The Observer investigation's conclusion about the "mobile biolabs" was backed up by Pentagon intelligence analysts. According to an August 13 article by Joseph Cirincione, director of the Carnegie Endowment for International Peace's Non-Proliferation Project, "engineering experts from the [Pentagon's Defense Intelligence Agency] had concluded in June that hydrogen production was, in fact, the most likely use for the two trailers".
Another blow to the White House's credibility was the Wall Street Journal's September 10 revelation that "top policymakers" in the Bush regime would have known that the US Air Force disagreed that Iraq had unpiloted aerial vehicles capable of carrying out chemical or biological weapons attacks on the US. Bush and Powell both claimed that Iraq could attack the United States with UAVs.
Kay's report, barring some spectacular falsification of evidence, may argue that Hussein's regime intended to resurrect WMD programs after UN inspectors had left the country and economic sanctions against Iraq had been lifted. The argument for such a scenario is likely to be the existence of so-called "dual-use" facilities — factories and laboratories which, although they have non-weapons purposes such as pesticide manufacture, are claimed by the US to be capable of being used to manufacture chemical and/or biological weapons.
Such a case would bear little resemblance to the White House's pre-invasion claims that Hussein's regime had massive stockpiles of bioweapons and nerve gas and an active nuclear program, and therefore posed an "imminent threat" to the US.
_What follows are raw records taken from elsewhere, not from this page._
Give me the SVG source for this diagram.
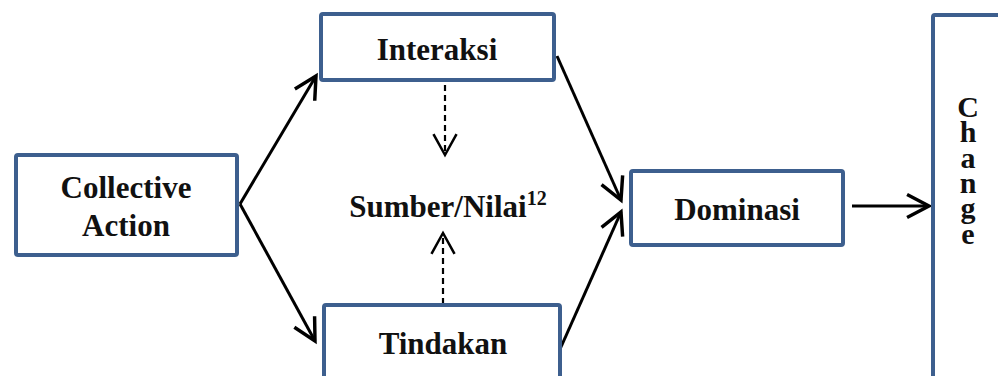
<svg xmlns="http://www.w3.org/2000/svg" width="998" height="376" viewBox="0 0 998 376">
<style>
.box{fill:#fff;stroke:#3d5f8e;stroke-width:4}
.t{font-family:"Liberation Serif","Times New Roman",serif;font-weight:bold;font-size:31px;fill:#111;text-anchor:middle}
.c{font-family:"Liberation Serif","Times New Roman",serif;font-weight:bold;font-size:30px;fill:#111;writing-mode:vertical-rl;text-orientation:upright;letter-spacing:-7.7px}
.a{stroke:#000;stroke-width:3;fill:none}
.d{stroke:#000;stroke-width:2.2;fill:none;stroke-dasharray:6,4}
</style>
<defs>
<marker id="ah" markerUnits="userSpaceOnUse" markerWidth="30" markerHeight="30" viewBox="-22 -12 26 24" refX="0" refY="0" orient="auto">
<path d="M-19,-10 L0,0 L-19,10" fill="none" stroke="#000" stroke-width="3"/>
</marker>
<marker id="dh" markerUnits="userSpaceOnUse" markerWidth="30" markerHeight="30" viewBox="-22 -12 26 24" refX="0" refY="0" orient="auto">
<path d="M-18,-10 L0,0 L-18,10" fill="none" stroke="#000" stroke-width="2.2"/>
</marker>
</defs>
<rect width="998" height="376" fill="#fff"/>
<g id="connectors">
<line class="a" x1="240" y1="204" x2="316" y2="76" marker-end="url(#ah)"/>
<line class="a" x1="240" y1="204" x2="315" y2="341" marker-end="url(#ah)"/>
<line class="a" x1="557" y1="56" x2="621" y2="200" marker-end="url(#ah)"/>
<line class="a" x1="557" y1="356" x2="621" y2="212" marker-end="url(#ah)"/>
<line class="a" x1="852" y1="206" x2="929" y2="206" marker-end="url(#ah)"/>
<line class="d" x1="445" y1="85" x2="445" y2="155" marker-end="url(#dh)"/>
<line class="d" x1="443" y1="304" x2="443" y2="233" marker-end="url(#dh)"/>
</g>
<g id="collective">
<rect class="box" x="16" y="155" width="221" height="100" rx="2"/>
<text class="t" x="126" y="198">Collective</text>
<text class="t" x="126" y="236">Action</text>
</g>
<g id="interaksi">
<rect class="box" x="321" y="14" width="233" height="66" rx="2"/>
<text class="t" x="437" y="60">Interaksi</text>
</g>
<g id="sumber">
<text class="t" x="448" y="217">Sumber/Nilai<tspan font-size="20" dy="-12">12</tspan></text>
</g>
<g id="tindakan">
<rect class="box" x="324" y="305" width="236" height="100" rx="2"/>
<text class="t" x="443" y="354">Tindakan</text>
</g>
<g id="dominasi">
<rect class="box" x="631" y="171" width="212" height="74" rx="2"/>
<text class="t" x="737" y="220">Dominasi</text>
</g>
<g id="change">
<rect class="box" x="933" y="15" width="90" height="400" rx="2"/>
<text class="c" x="968" y="90">Change</text>
</g>
</svg>
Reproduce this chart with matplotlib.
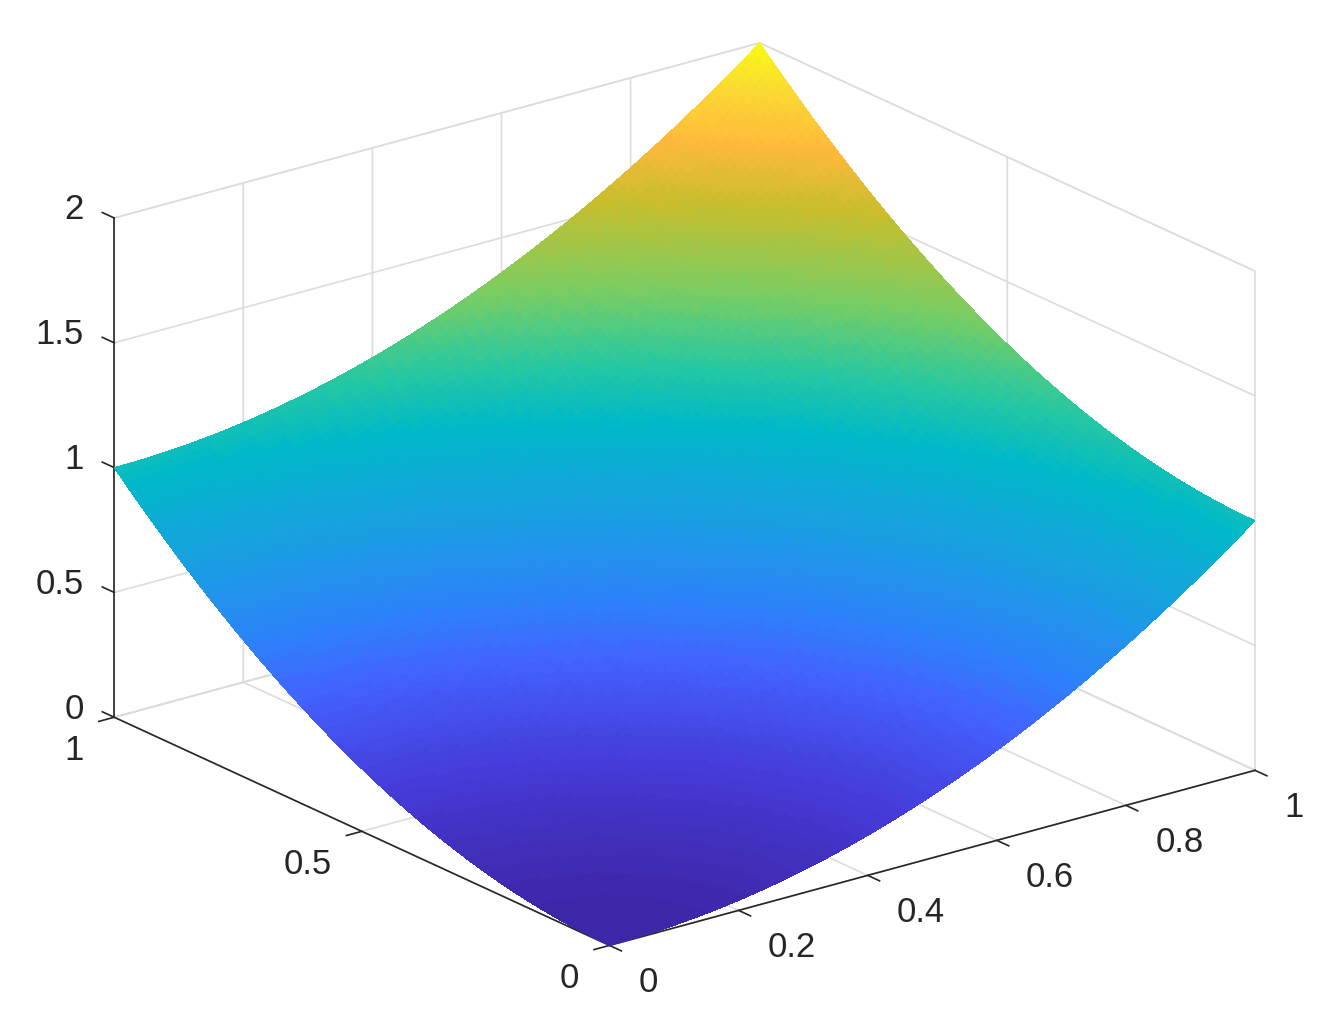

The August 28 Boston Globe reported that Kay "will build a strong, but largely circumstantial case that Hussein dispersed his weapons programs... The case will be based on interviews with captured Iraqi leaders, documents from government files, discoveries including a pre-1991 nuclear centrifuge for enriching uranium found buried in a scientist's backyard garden, and components of possible weapons systems found in various areas of the country."
However, the September 25 Boston Globe reported that Kay is likely to leave unanswered the question of whether of not Iraq had WMD at the time of the US invasion. "Don't expect any firm conclusions. He will not rule in or rule out anything", a spokesperson for the CIA told the Globe on September 24.
From Green Left Weekly, October 1, 2003.